Sono stati rilasciati i dati relativi all’indice di fiducia delle PMI (Piccole e medie imprese manifatturiere) che nel mese di agosto si sono abbassati in Francia, Germania (dove è ai minimi da sei mesi), Gran Bretagna e anche in Italia, paese che registra pure una perdita di fiducia da parte dei consumatori, dovuta alla persistente circolazione delle varianti. Tutti coloro che credevano nelle “magnifiche sorti e progressive” della ripresa si sono allarmati, comprese le borse. Proviamo a capire quanto ci sia davvero da allarmarsi.

Va innanzitutto ricordato che si tratta solo di un indice manifatturiero, mentre i servizi ultimamente hanno fortemente rialzato la testa. Certamente finora il manifatturiero ha trainato la ripresa, anche perché troppi servizi erano chiusi, ma non ci si può focalizzare solo su quel settore. I dati complessivi sull’andamento del PIL (Prodotto Interno Lordo, ossia la produzione di un paese) vengono rilasciati su basi più “oggettive”, ad intervalli meno frequenti, e sono quelli che davvero contano, mentre gli indici di fiducia settoriali sono basati su aspettative soggettive e hanno tempi di reazione accelerati e molto volatili (ancor più volatili sono gli indici di fiducia dei consumatori).
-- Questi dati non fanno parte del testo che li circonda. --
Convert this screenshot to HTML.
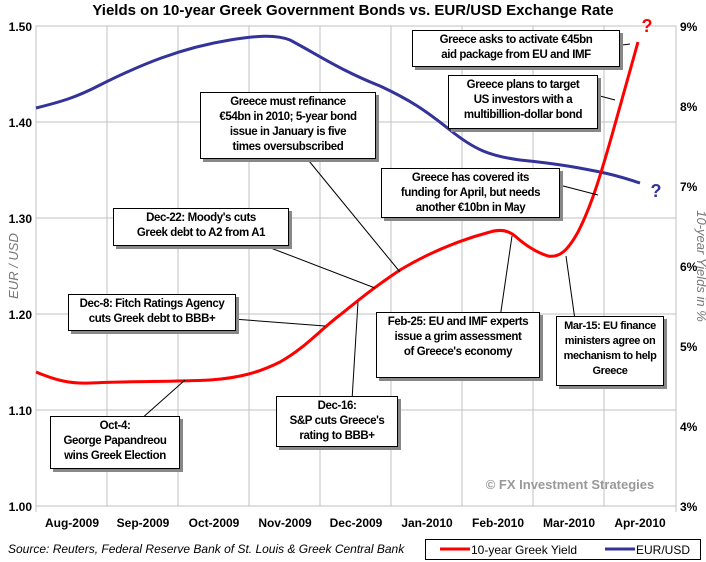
<!DOCTYPE html><html><head><meta charset="utf-8"><style>
body{margin:0;width:706px;height:562px;background:#fff;font-family:"Liberation Sans",sans-serif;overflow:hidden;position:relative}
.b{position:absolute;background:#fff;border:1px solid #000;box-shadow:3px 3px 0 #888;font-weight:bold;font-size:11.5px;letter-spacing:-0.4px;text-align:center;line-height:15px;padding:2px 2px;box-sizing:border-box;white-space:nowrap}
</style></head><body>
<svg width="706" height="562" style="position:absolute;left:0;top:0" font-family="Liberation Sans">
<text x="353" y="15" text-anchor="middle" font-size="15" font-weight="bold">Yields on 10-year Greek Government Bonds vs. EUR/USD Exchange Rate</text>
<g stroke="#c0c0c0" stroke-width="1">
<line x1="36" y1="26" x2="676" y2="26"/><line x1="36" y1="122" x2="676" y2="122"/><line x1="36" y1="218" x2="676" y2="218"/><line x1="36" y1="314" x2="676" y2="314"/><line x1="36" y1="410" x2="676" y2="410"/>
<line x1="107" y1="26" x2="107" y2="506"/><line x1="178" y1="26" x2="178" y2="506"/><line x1="249" y1="26" x2="249" y2="506"/><line x1="320" y1="26" x2="320" y2="506"/><line x1="391" y1="26" x2="391" y2="506"/><line x1="462" y1="26" x2="462" y2="506"/><line x1="533" y1="26" x2="533" y2="506"/><line x1="604" y1="26" x2="604" y2="506"/>
<line x1="36" y1="26" x2="36" y2="512"/><line x1="676" y1="26" x2="676" y2="512"/><line x1="36" y1="506" x2="676" y2="506"/>
</g>
<g font-size="12" font-weight="bold">
<text x="32" y="31" text-anchor="end">1.50</text><text x="32" y="127" text-anchor="end">1.40</text><text x="32" y="223" text-anchor="end">1.30</text><text x="32" y="319" text-anchor="end">1.20</text><text x="32" y="415" text-anchor="end">1.10</text><text x="32" y="511" text-anchor="end">1.00</text>
<text x="680" y="31">9%</text><text x="680" y="111">8%</text><text x="680" y="191">7%</text><text x="680" y="271">6%</text><text x="680" y="351">5%</text><text x="680" y="431">4%</text><text x="680" y="511">3%</text>
<g text-anchor="middle"><text x="72" y="527">Aug-2009</text><text x="143" y="527">Sep-2009</text><text x="214" y="527">Oct-2009</text><text x="285" y="527">Nov-2009</text><text x="356" y="527">Dec-2009</text><text x="427" y="527">Jan-2010</text><text x="498" y="527">Feb-2010</text><text x="569" y="527">Mar-2010</text><text x="640" y="527">Apr-2010</text></g>
</g>
<text transform="translate(18,266) rotate(-90)" text-anchor="middle" font-size="13" font-style="italic" fill="#777">EUR / USD</text>
<text transform="translate(697,266) rotate(90)" text-anchor="middle" font-size="13" font-style="italic" fill="#777">10-year Yields in %</text>
<text x="570" y="489" text-anchor="middle" font-size="13" font-weight="bold" fill="#999">©  FX Investment Strategies</text>
<path d="M36,108 C60,102 75,98 100,85 C140,65 180,48 230,40 C255,36 275,34 290,40 C320,56 340,70 380,86 C410,100 425,110 450,130 C475,150 490,156 520,160 C560,164 580,168 600,172 C620,176 630,180 640,183" fill="none" stroke="#333399" stroke-width="3"/>
<text x="656" y="197" text-anchor="middle" font-size="18" font-weight="bold" fill="#333399">?</text>
<path d="M36,372 C55,380 70,384 90,383 C130,381 170,382 210,380 C240,378 260,372 280,362 C305,348 320,330 340,315 C355,303 370,290 400,270 C430,252 460,240 490,232 C500,229 508,230 515,236 C525,245 535,252 548,256 C560,258 568,250 578,232 C592,205 602,170 612,135 C622,100 630,70 638,42" fill="none" stroke="#ff0000" stroke-width="3"/>
<text x="647" y="32" text-anchor="middle" font-size="18" font-weight="bold" fill="#ff0000">?</text>
<g stroke="#000" stroke-width="1" fill="none">
<line x1="600" y1="48" x2="630" y2="44"/><line x1="585" y1="92" x2="615" y2="100"/><line x1="300" y1="150" x2="400" y2="272"/><line x1="540" y1="180" x2="598" y2="195"/><line x1="250" y1="240" x2="375" y2="288"/><line x1="220" y1="318" x2="325" y2="326"/><line x1="500" y1="318" x2="512" y2="236"/><line x1="575" y1="320" x2="566" y2="256"/><line x1="352" y1="400" x2="358" y2="302"/><line x1="140" y1="420" x2="185" y2="380"/>
</g>
<rect x="425.5" y="539.5" width="275" height="20" fill="#fff" stroke="#000"/>
<line x1="440" y1="549" x2="470" y2="549" stroke="#f00" stroke-width="3"/><text x="471" y="554" font-size="12">10-year Greek Yield</text>
<line x1="605" y1="549" x2="635" y2="549" stroke="#333399" stroke-width="3"/><text x="636" y="554" font-size="12">EUR/USD</text>
<text x="8" y="553" font-size="12" font-style="italic">Source: Reuters, Federal Reserve Bank of St. Louis &amp; Greek Central Bank</text>
</svg>
<div class="b" style="left:412px;top:30px;width:208px;height:37px">Greece asks to activate €45bn<br>aid package from EU and IMF</div>
<div class="b" style="left:448px;top:75px;width:150px;height:54px">Greece plans to target<br>US investors with a<br>multibillion-dollar bond</div>
<div class="b" style="left:200px;top:92px;width:176px;height:67px">Greece must refinance<br>€54bn in 2010; 5-year bond<br>issue in January is five<br>times oversubscribed</div>
<div class="b" style="left:381px;top:168px;width:179px;height:50px">Greece has covered its<br>funding for April, but needs<br>another €10bn in May</div>
<div class="b" style="left:113px;top:208px;width:176px;height:38px">Dec-22:  Moody's cuts<br>Greek debt to A2 from A1</div>
<div class="b" style="left:68px;top:294px;width:168px;height:37px">Dec-8: Fitch Ratings Agency<br>cuts Greek debt to BBB+</div>
<div class="b" style="left:376px;top:312px;width:164px;height:66px">Feb-25: EU and IMF experts<br>issue a grim assessment<br>of Greece's economy</div>
<div class="b" style="left:556px;top:316px;width:108px;height:70px;font-size:11px">Mar-15: EU finance<br>ministers agree on<br>mechanism to help<br>Greece</div>
<div class="b" style="left:276px;top:396px;width:122px;height:51px">Dec-16:<br>S&amp;P cuts Greece's<br>rating to BBB+</div>
<div class="b" style="left:50px;top:416px;width:130px;height:53px">Oct-4:<br>George Papandreou<br>wins Greek Election</div>
</body></html>
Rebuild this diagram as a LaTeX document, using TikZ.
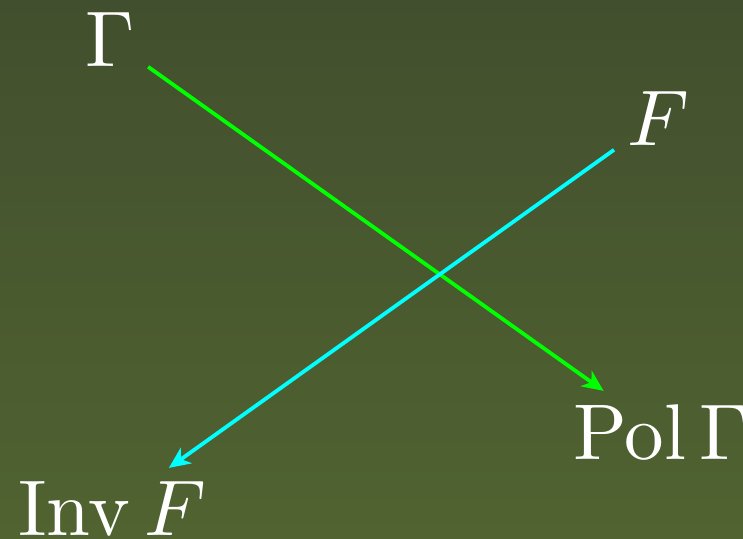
\documentclass[tikz,border=0pt]{standalone}
\usepackage{amsmath}
\usetikzlibrary{arrows.meta}
\definecolor{bgtop}{RGB}{66,79,46}
\definecolor{bgbot}{RGB}{80,99,48}
\definecolor{arrgreen}{RGB}{0,255,0}
\definecolor{arrcyan}{RGB}{0,255,255}
\tikzset{
  lbl/.style={text=white,inner sep=1.5pt,anchor=base west},
  cdarrow/.style={line width=0.48pt,-{Stealth[length=2.7pt,width=2.4pt,inset=0.8pt]}}
}
\begin{document}
\begin{tikzpicture}
    % background
    \shade[top color=bgtop,bottom color=bgbot] (0,0) rectangle (3.306,2.394);
    \useasboundingbox (0,0) rectangle (3.306,2.394);
    % the four objects
    \node[lbl] (G) at (0.320,2.097) {$\Gamma$};
    \node[lbl] (F) at (2.732,1.748) {$F$};
    \node[lbl] (PolG) at (2.491,0.351) {$\operatorname{Pol}\Gamma$};
    \node[lbl] (InvF) at (0.022,0.012) {$\operatorname{Inv}F$};
    % the two maps
    \draw[cdarrow,arrgreen] (G) -- (PolG);
    \draw[cdarrow,arrcyan] (F) -- (InvF);
\end{tikzpicture}
\end{document}
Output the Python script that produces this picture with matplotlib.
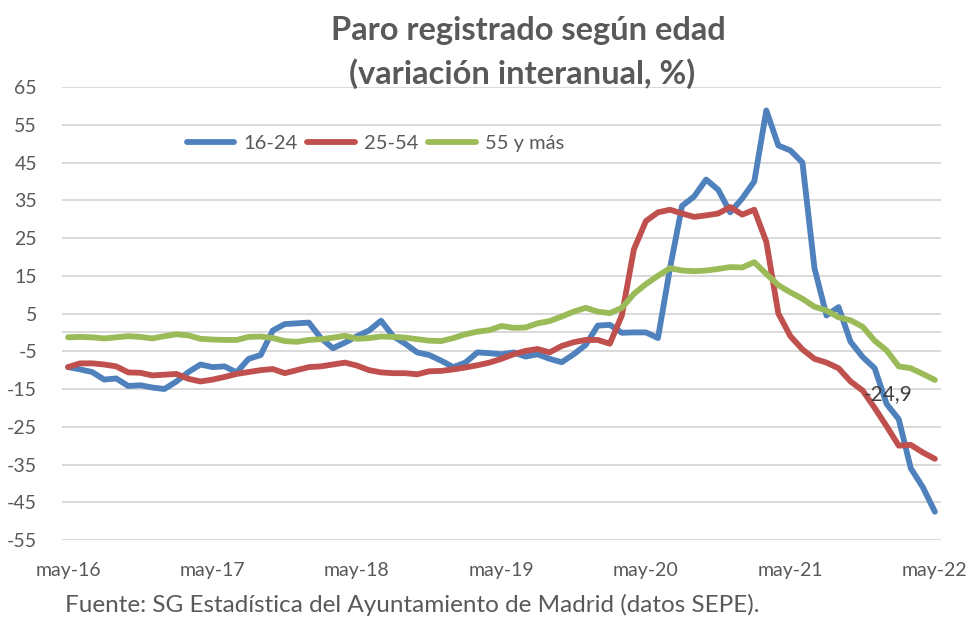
import numpy as np
import matplotlib
matplotlib.use("Agg")
import matplotlib.pyplot as plt

plt.rcParams['font.family'] = ['Lato', 'DejaVu Sans']

# monthly year-on-year change (%), may-16 .. may-22
paro_16_24 = [-9.2, -9.8, -10.5, -12.5, -12.2, -14.2, -14.0, -14.6, -15.0, -13.0,
              -10.5, -8.5, -9.2, -9.0, -10.6, -7.0, -6.0, 0.5, 2.2, 2.4,
              2.6, -1.5, -4.2, -2.7, -1.0, 0.5, 3.1, -1.0, -3.0, -5.3,
              -6.0, -7.5, -9.2, -8.0, -5.3, -5.5, -5.8, -5.3, -6.4, -5.8,
              -7.0, -7.9, -5.8, -3.3, 1.8, 2.0, -0.1, 0.0, 0.0, -1.5,
              17.0, 33.5, 36.0, 40.5, 37.8, 31.8, 35.5, 40.0, 58.8, 49.5,
              48.2, 45.0, 17.0, 4.5, 6.7, -2.5, -6.5, -9.5, -19.0, -23.0,
              -36.0, -41.0, -47.5]
paro_25_54 = [-9.2, -8.2, -8.2, -8.5, -9.0, -10.6, -10.7, -11.4, -11.2, -11.0,
              -12.3, -13.0, -12.5, -11.8, -11.0, -10.5, -10.0, -9.7, -10.8, -10.0,
              -9.2, -9.0, -8.5, -8.0, -8.8, -10.0, -10.6, -10.8, -10.8, -11.1,
              -10.3, -10.2, -9.8, -9.3, -8.7, -8.0, -7.0, -5.8, -4.9, -4.4,
              -5.3, -3.6, -2.6, -2.0, -2.0, -3.0, 4.5, 22.0, 29.5, 31.8,
              32.5, 31.5, 30.6, 31.0, 31.5, 33.2, 31.2, 32.5, 24.0, 5.0,
              -1.0, -4.5, -7.0, -8.0, -9.5, -13.0, -15.4, -20.0, -24.9, -30.0,
              -29.8, -31.8, -33.5]
paro_55_mas = [-1.3, -1.2, -1.3, -1.6, -1.3, -1.0, -1.2, -1.6, -1.0, -0.5,
               -0.8, -1.7, -1.9, -2.0, -2.0, -1.2, -1.1, -1.5, -2.3, -2.5,
               -2.0, -1.8, -1.4, -0.9, -1.7, -1.5, -1.1, -1.2, -1.4, -1.8,
               -2.2, -2.3, -1.5, -0.5, 0.2, 0.6, 1.7, 1.2, 1.3, 2.4,
               3.0, 4.2, 5.5, 6.5, 5.5, 5.1, 6.5, 10.2, 12.8, 15.0,
               17.0, 16.4, 16.2, 16.4, 16.8, 17.3, 17.2, 18.6, 15.5, 12.5,
               10.6, 8.9, 6.8, 5.8, 4.0, 3.2, 1.5, -2.2, -4.8, -9.0,
               -9.5, -11.0, -12.6]
series_names = ['16-24', '25-54', '55 y más']
tick_labels = ['may-16', 'may-17', 'may-18', 'may-19', 'may-20', 'may-21', 'may-22']
y_ticks = list(range(-55, 66, 10))
label_idx = 68   # month carrying the "-24,9" data label

colors = ['#4F81BD', '#C0504D', '#9BBB59']
grey = '#595959'

months = np.arange(len(paro_16_24))

fig = plt.figure(figsize=(9.74, 6.19), dpi=100)
ax = fig.add_axes([0.0637, 0.1276, 0.9023, 0.7318])

for v in y_ticks:
    ax.axhline(v, color='#D9D9D9', lw=1.4, zorder=1)
ax.axhline(0, color='#D9D9D9', lw=1.4, zorder=1)

for vals, name, c in zip([paro_16_24, paro_25_54, paro_55_mas], series_names, colors):
    ax.plot(months, vals, color=c, lw=4.2, label=name, zorder=3,
            solid_joinstyle='round', solid_capstyle='round')

ax.annotate('-24,9', xy=(months[label_idx], paro_25_54[label_idx]),
            xytext=(1, 23), textcoords='offset points', ha='center', va='center',
            fontsize=15, color='#404040', zorder=4)

ax.set_xlim(-0.5, len(months) - 0.5)
ax.set_ylim(-55, 65)
ax.set_yticks(y_ticks)
ax.set_yticklabels([str(v) for v in y_ticks])
ax.set_xticks(months[::12])
ax.set_xticklabels(tick_labels)
ax.tick_params(axis='both', length=0, labelsize=14, colors=grey)
ax.tick_params(axis='y', pad=18)
ax.tick_params(axis='x', pad=16)
for s in ax.spines.values():
    s.set_visible(False)

leg = ax.legend(loc='center left', bbox_to_anchor=(0.121, 0.876), ncol=3,
                frameon=False, fontsize=14.5, handlelength=2.35, handletextpad=0.45,
                columnspacing=0.5)
for t in leg.get_texts():
    t.set_color(grey)

fig.text(0.542, 0.9515, 'Paro registrado según edad', ha='center', va='center',
         fontsize=23.5, fontweight='bold', color=grey)
fig.text(0.536, 0.881, '(variación interanual, %)', ha='center', va='center',
         fontsize=23.5, fontweight='bold', color=grey)
fig.text(0.067, 0.022, 'Fuente: SG Estadística del Ayuntamiento de Madrid (datos SEPE).',
         ha='left', va='center', fontsize=17.5, color=grey)

fig.savefig('out.png', dpi=100)
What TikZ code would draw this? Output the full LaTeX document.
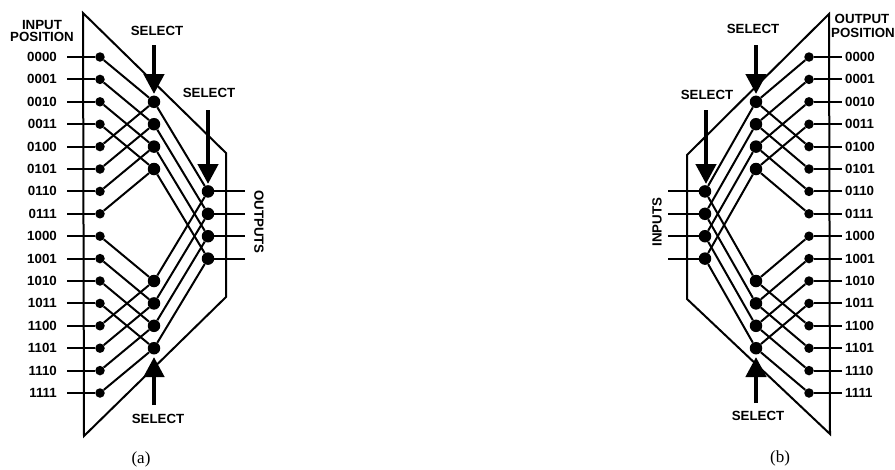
\documentclass[tikz,border=0pt]{standalone}
\usepackage{fontspec}
\setmainfont{Liberation Sans}
\newfontfamily\capfont{Liberation Serif}
\usetikzlibrary{arrows.meta}
\tikzset{
  wire/.style={line width=2pt},
  frame/.style={line width=2pt, line join=miter},
  smalldot/.style={circle, fill=black, inner sep=0pt, minimum size=9.5pt},
  bigdot/.style={circle, fill=black, inner sep=0pt, minimum size=12.5pt},
  lbl/.style={font=\fontsize{13.3}{15}\selectfont\bfseries, inner sep=0pt},
  captext/.style={font=\fontsize{17}{19}\selectfont\capfont, inner sep=0pt},
  selarrow/.style={line width=4.4pt, -{Triangle[width=20pt,length=20pt]}},
}
\begin{document}
\begin{tikzpicture}[x=1pt,y=-1pt]
\useasboundingbox (0,0) rectangle (895,469);

% ---------------- (a) input side ----------------
\draw[frame] (83,13) -- (226,153) -- (226,297) -- (84,436) -- cycle;

\foreach \lab [count=\n from 0] in {0000,0001,0010,0011,0100,0101,0110,0111,1000,1001,1010,1011,1100,1101,1110,1111}{
  \pgfmathsetmacro\yy{57+22.4*\n}
  \node[smalldot] (aL\n) at (100,\yy) {};
  \coordinate (aIn\n) at (67,\yy);
  \node[lbl, anchor=east] (aLab\n) at (57,\yy) {\lab};
  \draw[wire] (aIn\n) -- (aL\n);
}
\foreach \n in {2,3,4,5,10,11,12,13}{
  \pgfmathsetmacro\yy{57+22.4*\n}
  \node[bigdot] (aM\n) at (154,\yy) {};
}
\foreach \n in {6,7,8,9}{
  \pgfmathsetmacro\yy{57+22.4*\n}
  \node[bigdot] (aO\n) at (208,\yy) {};
  \coordinate (aOut\n) at (245,\yy);
  \draw[wire] (aO\n) -- (aOut\n);
}
% first stage
\foreach \n [evaluate=\n as \m using int(\n+2)] in {0,1,2,3,8,9,10,11}{
  \draw[wire] (aL\n) -- (aM\m);
}
\foreach \n [evaluate=\n as \m using int(\n-2)] in {4,5,6,7,12,13,14,15}{
  \draw[wire] (aL\n) -- (aM\m);
}
% second stage
\foreach \n [evaluate=\n as \m using int(\n+4)] in {2,3,4,5}{
  \draw[wire] (aM\n) -- (aO\m);
}
\foreach \n [evaluate=\n as \m using int(\n-4)] in {10,11,12,13}{
  \draw[wire] (aM\n) -- (aO\m);
}
% select arrows
\coordinate (aS1a) at (154,45);  \coordinate (aS1b) at (154,94);
\coordinate (aS2a) at (208,110); \coordinate (aS2b) at (208,184);
\coordinate (aS3a) at (154,405); \coordinate (aS3b) at (154,357);
\draw[selarrow] (aS1a) -- (aS1b);
\draw[selarrow] (aS2a) -- (aS2b);
\draw[selarrow] (aS3a) -- (aS3b);
\node[lbl] (aSel1) at (157,31) {SELECT};
\node[lbl] (aSel2) at (209,93) {SELECT};
\node[lbl] (aSel3) at (158,419) {SELECT};
\node[lbl] (aHead1) at (42,25) {INPUT};
\node[lbl] (aHead2) at (42,37) {POSITION};
\node[lbl, rotate=-90] (aOuts) at (259,222) {OUTPUTS};
\node[captext] (aCap) at (141,459) {(a)};

% ---------------- (b) output side ----------------
\draw[frame] (829,14) -- (687,155) -- (687,299) -- (830,434) -- cycle;

\foreach \lab [count=\n from 0] in {0000,0001,0010,0011,0100,0101,0110,0111,1000,1001,1010,1011,1100,1101,1110,1111}{
  \pgfmathsetmacro\yy{57+22.4*\n}
  \node[smalldot] (bR\n) at (809,\yy) {};
  \coordinate (bOut\n) at (842,\yy);
  \node[lbl, anchor=west] (bLab\n) at (845,\yy) {\lab};
  \draw[wire] (bR\n) -- (bOut\n);
}
\foreach \n in {2,3,4,5,10,11,12,13}{
  \pgfmathsetmacro\yy{57+22.4*\n}
  \node[bigdot] (bM\n) at (756,\yy) {};
}
\foreach \n in {6,7,8,9}{
  \pgfmathsetmacro\yy{57+22.4*\n}
  \node[bigdot] (bI\n) at (705,\yy) {};
  \coordinate (bIn\n) at (668,\yy);
  \draw[wire] (bIn\n) -- (bI\n);
}
\foreach \n [evaluate=\n as \m using int(\n+2)] in {0,1,2,3,8,9,10,11}{
  \draw[wire] (bR\n) -- (bM\m);
}
\foreach \n [evaluate=\n as \m using int(\n-2)] in {4,5,6,7,12,13,14,15}{
  \draw[wire] (bR\n) -- (bM\m);
}
\foreach \n [evaluate=\n as \m using int(\n+4)] in {2,3,4,5}{
  \draw[wire] (bM\n) -- (bI\m);
}
\foreach \n [evaluate=\n as \m using int(\n-4)] in {10,11,12,13}{
  \draw[wire] (bM\n) -- (bI\m);
}
\coordinate (bS1a) at (756,45);  \coordinate (bS1b) at (756,94);
\coordinate (bS2a) at (706,110); \coordinate (bS2b) at (706,184);
\coordinate (bS3a) at (756,403); \coordinate (bS3b) at (756,357);
\draw[selarrow] (bS1a) -- (bS1b);
\draw[selarrow] (bS2a) -- (bS2b);
\draw[selarrow] (bS3a) -- (bS3b);
\node[lbl] (bSel1) at (753,29) {SELECT};
\node[lbl] (bSel2) at (707,95) {SELECT};
\node[lbl] (bSel3) at (758,416) {SELECT};
\node[lbl] (bHead1) at (862,19) {OUTPUT};
\node[lbl] (bHead2) at (863,33) {POSITION};
\node[lbl, rotate=90] (bIns) at (657,222) {INPUTS};
\node[captext] (bCap) at (780,458) {(b)};
\end{tikzpicture}
\end{document}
Possiamo chiederci però che cosa abbia fatto decrescere la fiducia degli imprenditori manifatturieri nella continuità della ripresa. Il problema principale è la carenza di materie prime rare e di microprocessori, una carenza dovuta alla elevata domanda, ma soprattutto a molti “buchi” nell’offerta internazionale. La globalizzazione basata sui prezzi bassi e sulle grandi quantità aveva premiato soprattutto la Cina e gli altri paesi asiatici, che sfruttavano una forza lavoro disciplinata e con bassi salari ed erano stati in grado di “montare” un apparato logistico poderoso che aveva vinto qualunque competizione.

Ora che si ritrovano a dover combattere contro il Covid e a dover scontare inefficienze di varia natura, non sono più in grado di eccellere nelle consegne, mentre i paesi occidentali sono penalizzati dall’abbandono di varie filiere di produzione e dai mancati investimenti. Queste carenze porteranno sul medio e lungo periodo ad un ripensamento della globalizzazione, già messa sotto pesante critica per le delocalizzazioni che ha provocato e per i suoi negativi effetti sociali, con una riorganizzazione di filiere più corte e geograficamente localizzate.

In ogni caso, ritengo che si tratti di un rallentamento modesto sull’aggregato, che potrà solo un po’ ritardare le previsioni di “tornare” ai livelli di PIL pre-Covid a fine 2021-primo trimestre 2022. Il vero problema però non è “tornare” ai livelli precedenti, ma essere capaci di superarli con un processo di sviluppo impostato su basi nuove e sostenibili. È un percorso assai più difficile, ma l’unico che salverà il mondo. Dobbiamo davvero sperare di esserne capaci.